We spent the second day of our long weekend in New York at the Metropolitan Museum of Art. We were both eager to see the Matisse show In Search of True Painting.
I admire Matisse as a master of color and composition and for the way he sustained a long career. This exhibition explains some of the techniques he used to keep going. One of these was to work in series. The first major thematic series covered in the show the idea of a Golden Age of beauty and harmony. This is Matisse’s portrayal of a mythic and ideal arcadia, which dates back to the ancient Roman poet Virgil, and has been a continuing theme in Western art.
In his painting, The Gulf of Saint-Tropez, 1904, Matisse places his family at the edge of the water, the view of mountains across the water framed by trees. His broken brush work and intensely saturated colors show that he has been looking at Van Gogh, Gauguin, and Cezanne.
Matisse broke new ground as he reworked the same scene using the pointillist or divisionist technique of Seurat and Signac. In this painting, Matisse rotates the frame to a horizontal format and adds some nude figures, making the scene less grounded in the everyday world and more of a mythic scene. And he uses for his title a line from Baudelaire’s poem “L’invitation au voyage” – Luxe, Calme et Volupte (in English, luxury, peace and pleasure).

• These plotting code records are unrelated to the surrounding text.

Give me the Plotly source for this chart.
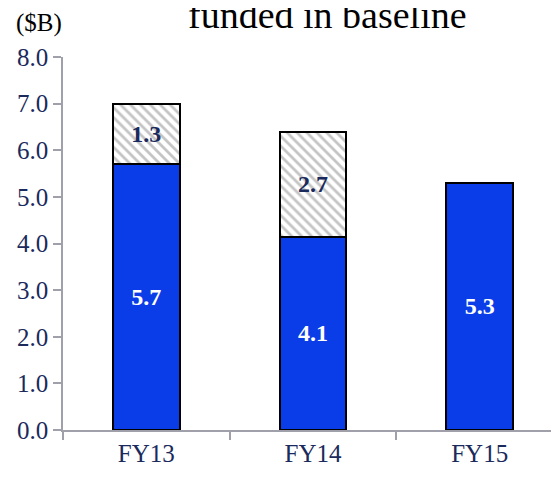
import plotly.graph_objects as go

categories = ["FY13", "FY14", "FY15"]
funded = [5.7, 4.15, 5.3]
funded_labels = ["5.7", "4.1", "5.3"]
unfunded = [1.3, 2.25, 0]
unfunded_labels = ["1.3", "2.7", ""]
y_ticks = [0, 1, 2, 3, 4, 5, 6, 7, 8]

NAVY = "#1B2A5C"
FONT = "Liberation Serif"

# plot area (figure coords; page adds 8px offset)
L, T, W = 55, 49, 500

fig = go.Figure()
fig.add_trace(go.Bar(
    x=categories, y=funded, text=funded_labels,
    textposition="inside", insidetextanchor="middle",
    textfont=dict(family=FONT, size=24, color="white"),
    marker=dict(color="#0A3DE8", line=dict(color="black", width=2)),
    width=0.40, texttemplate="<b>%{text}</b>",
))
fig.add_trace(go.Bar(
    x=categories, y=unfunded, text=unfunded_labels,
    textposition="inside", insidetextanchor="middle",
    textfont=dict(family=FONT, size=24, color=NAVY),
    marker=dict(color="white", line=dict(color="black", width=2),
                pattern=dict(shape="\\", fgcolor="#8a8a8a", bgcolor="white", size=7, solidity=0.4)),
    width=0.40, texttemplate="<b>%{text}</b>",
))

fig.update_layout(
    barmode="stack",
    width=559, height=479,
    margin=dict(l=L, r=559 - L - W, t=T, b=479 - 422),
    paper_bgcolor="white", plot_bgcolor="white",
    showlegend=False,
    font=dict(family=FONT, color=NAVY, size=24),
    xaxis=dict(range=[-0.5, 2.5], showline=True, linecolor="#A0A0AA", linewidth=1.5,
               ticks="outside", ticklen=8, tickcolor="#A0A0AA", tickwidth=1.5,
               tickson="boundaries", showgrid=False,
               tickfont=dict(family=FONT, size=25, color=NAVY)),
    yaxis=dict(range=[0, 8], tickvals=y_ticks, tickformat=".1f", showline=True,
               linecolor="#A0A0AA", linewidth=1.5, ticks="outside", ticklen=8,
               tickcolor="#A0A0AA", tickwidth=1.5, showgrid=False, zeroline=False,
               tickfont=dict(family=FONT, size=25, color=NAVY)),
    annotations=[
        dict(text="funded in baseline", xref="paper", yref="paper", x=(319 - L) / W, y=1,
             xanchor="center", yanchor="bottom", yshift=19, showarrow=False,
             font=dict(family=FONT, size=38, color="black")),
        dict(text="($B)", xref="paper", yref="paper", x=(31 - L) / W, y=1,
             xanchor="center", yanchor="middle", yshift=34, showarrow=False,
             font=dict(family=FONT, size=25, color="black")),
    ],
)

fig.write_html("out.html")
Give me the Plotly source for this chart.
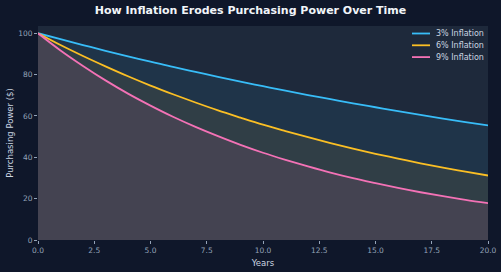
import plotly.graph_objects as go

years = list(range(0, 21))
infl_3 = [100, 97.1, 94.3, 91.5, 88.8, 86.3, 83.7, 81.3, 78.9, 76.6, 74.4,
          72.2, 70.1, 68.1, 66.1, 64.2, 62.3, 60.5, 58.7, 57.0, 55.4]
infl_6 = [100, 94.3, 89.0, 84.0, 79.2, 74.7, 70.5, 66.5, 62.7, 59.2, 55.8,
          52.7, 49.7, 46.9, 44.2, 41.7, 39.4, 37.1, 35.0, 33.1, 31.2]
infl_9 = [100, 91.7, 84.2, 77.2, 70.8, 65.0, 59.6, 54.7, 50.2, 46.0, 42.2,
          38.8, 35.6, 32.6, 29.9, 27.5, 25.2, 23.1, 21.2, 19.4, 17.8]
names = ["3% Inflation", "6% Inflation", "9% Inflation"]
x_ticks = [0, 2.5, 5, 7.5, 10, 12.5, 15, 17.5, 20]
y_ticks = [0, 20, 40, 60, 80, 100]

colors = ["#38bdf8", "#fbbf24", "#f472b6"]
fills = ["rgba(56,189,248,0.08)", "rgba(251,191,36,0.08)", "rgba(244,114,182,0.10)"]

# plot area in pixels: x 38..488, y 26..240
W, H = 501, 272
L, R, T, B = 38, 13, 26, 32
pw, ph = W - L - R, H - T - B

fig = go.Figure()
for ys, name, c, f in zip([infl_3, infl_6, infl_9], names, colors, fills):
    fig.add_trace(go.Scatter(x=years, y=ys, name=name, mode="lines",
                             line=dict(color=c, width=1.8, shape="spline"),
                             fill="tozeroy", fillcolor=f, showlegend=False))

# manual compact legend
for i, (name, c) in enumerate(zip(names, colors)):
    py = 33.5 + 11.8 * i
    yp = (H - B - py) / ph
    fig.add_shape(type="line", xref="paper", yref="paper",
                  x0=(412 - L) / pw, x1=(430 - L) / pw, y0=yp, y1=yp,
                  line=dict(color=c, width=1.8))
    fig.add_annotation(xref="paper", yref="paper", x=(434 - L) / pw, y=yp,
                       xanchor="left", yanchor="middle", text=name, showarrow=False,
                       font=dict(size=8, color="#cbd5e1"))

fig.update_layout(
    width=W, height=H,
    margin=dict(l=L, r=R, t=T, b=B),
    paper_bgcolor="#0f172a", plot_bgcolor="#1e293b",
    font=dict(family="DejaVu Sans", color="#94a3b8", size=8),
    title=dict(text="<b>How Inflation Erodes Purchasing Power Over Time</b>",
               x=0.5, xanchor="center", y=0.962, yanchor="middle",
               font=dict(size=11, color="#f1f5f9")),
    showlegend=False,
)
fig.update_xaxes(range=[0, 20], tickvals=x_ticks, tickformat=".1f", automargin=False,
                 showgrid=False, zeroline=False, ticks="outside", ticklen=3,
                 tickcolor="#94a3b8", tickfont=dict(size=7.5, color="#94a3b8"),
                 title=dict(text="Years", font=dict(size=8.5, color="#cbd5e1"), standoff=6))
fig.update_yaxes(range=[0, 103.5], tickvals=y_ticks, showgrid=False, zeroline=False,
                 automargin=False, ticks="outside", ticklen=3, tickcolor="#94a3b8",
                 tickfont=dict(size=7.5, color="#94a3b8"),
                 title=dict(text="Purchasing Power ($)", font=dict(size=8.5, color="#cbd5e1"), standoff=3))

fig.write_html("out.html")
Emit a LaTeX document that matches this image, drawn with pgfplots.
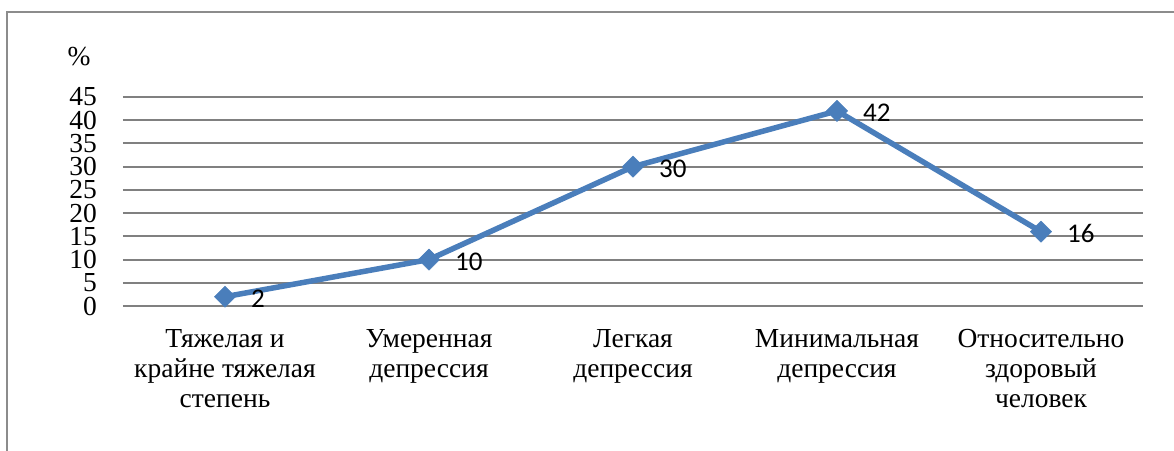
\documentclass[border=0pt]{standalone}
\usepackage{pgfplots}
\pgfplotsset{compat=1.18}
\usepackage{fontspec}
\setmainfont{Liberation Serif}
\newfontfamily\calibri{Carlito}

\definecolor{lineblue}{RGB}{74,126,187}
\definecolor{gridgray}{RGB}{128,128,128}
\definecolor{framegray}{RGB}{140,140,140}

\begin{document}
\begin{tikzpicture}
\begin{axis}[
    at={(0pt,0pt)}, anchor=south west,
    width=1020pt, height=209pt, scale only axis,
    xmin=0.5, xmax=5.5, ymin=0, ymax=45,
    xtick={1,...,5},
    xticklabels={{Тяжелая и\\крайне тяжелая\\степень},{Умеренная\\депрессия},{Легкая\\депрессия},{Минимальная\\депрессия},{Относительно\\здоровый\\человек}},
    ytick={0,5,...,45},
    ymajorgrids,
    major grid style={gridgray, line width=2pt},
    axis line style={draw=none},
    tick style={draw=none},
    /pgf/number format/assume math mode=true,
    xticklabel style={font=\fontsize{27.5}{30}\selectfont, align=center, anchor=north, inner sep=0pt, yshift=-23pt},
    yticklabel style={font=\fontsize{27.5}{30}\selectfont, anchor=east, inner sep=0pt, xshift=-26pt},
    ylabel={\%},
    every axis y label/.style={at={(rel axis cs:0,1)}, anchor=center, xshift=-44pt, yshift=40pt, font=\fontsize{27.5}{30}\selectfont},
    clip=false,
    nodes near coords,
    nodes near coords style={font=\calibri\fontsize{27}{30}\selectfont, anchor=west, inner sep=0pt, xshift=26pt, yshift=-2pt, text=black},
]
\addplot[lineblue, line width=5.5pt, line join=round, mark=square*, mark size=7.5pt,
    mark options={rotate=45, line width=0.5pt, fill=lineblue}]
    coordinates {(1,2) (2,10) (3,30) (4,42) (5,16)};
\end{axis}
\pgfresetboundingbox
\path[use as bounding box] (-123pt,-144pt) rectangle (1051pt,306pt);
\draw[framegray, line width=1.8pt] (-116pt,-200pt) -- (-116pt,294pt) -- (1100pt,294pt);
\end{tikzpicture}
\end{document}
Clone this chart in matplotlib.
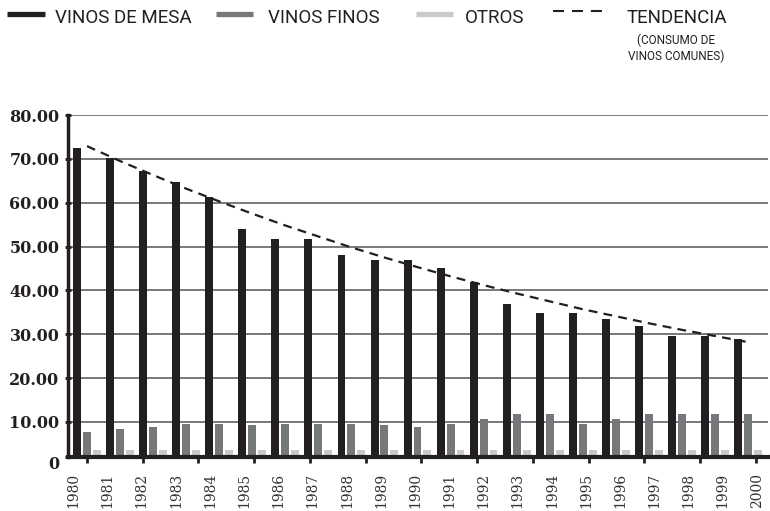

He did two versions of Le Luxe, 1907, working in the same format and size. He and his wife had travelled to Italy with the collector Leo Stein earlier that year, where Matisse was greatly impressed with frescoes of Giotto and Piero della Francesca. He may have considered Le Luxe I to be unfinished, as he titled it a sketch when he first submitted it. The second, Le Luxe II, is treated more like a fresco, painted thinly in distemper. This one shows the impact of the Italian visit. Matisse came to rely on the use of flat colors, and the overall design – the lines of the composition – to convey his emotional ideas.
Matisse continued with the themes of arcadia and the idyllic golden age over the rest of his life. He had distilled this them the previous year in his masterpiece, Le Bonheur de Vivre, 1905-06, now at the Barnes Foundation in Philadelphia. He returned to this theme in 1910 for his large paintings commissioned by the Moscow collector Sergei Shchukin, Dance, and Music, now both owned by the State Hermitage Museum in St. Petersburg, Russia. And the dance theme appears again in the late mural masterpiece The Dance, 1932-33 again at the Barnes.
Another thematic series that kept him going was to paint views of his studio. Interiors with Goldfish, 1914, show goldfish bowl on a stand, open windows with balcony railings and more or less of what lay outside. Goldfish and Palette, 1914, shows the same elements from different points of view. Now we are closer to the fishbowl and looking at it straight on. The diagonals and curves of the balcony railing have become more abstract. These views often included his own paintings hanging or leaning on the walls, giving raked perspectives and cropped details of other paintings as elements of new works. Such views presented new and novel compositional opportunities that enlivened his work that allowed him to examine the same subject matter in a range of color palettes and moods, and with different painting techniques, such as thinly painted or heavily reworked with scraping and incising.
The exhibit ends with a selection of paintings from the end of his life when he was living in Vence on the French Riviera. These works embody a lifetime of Mediterranean light and color. Matisse’s use of line and composition are at their peak. His subjects remain the same – interiors with paintings on the walls, furniture, fabrics, architectural details (floor & wall times, windows) – now done with an economy of means that is truly breathtaking. His painted surfaces are BOTH windows to look through AND flat surfaces of texture and design. As always, an exhibition of Matisse leaves me with lots to think about and process into my own work.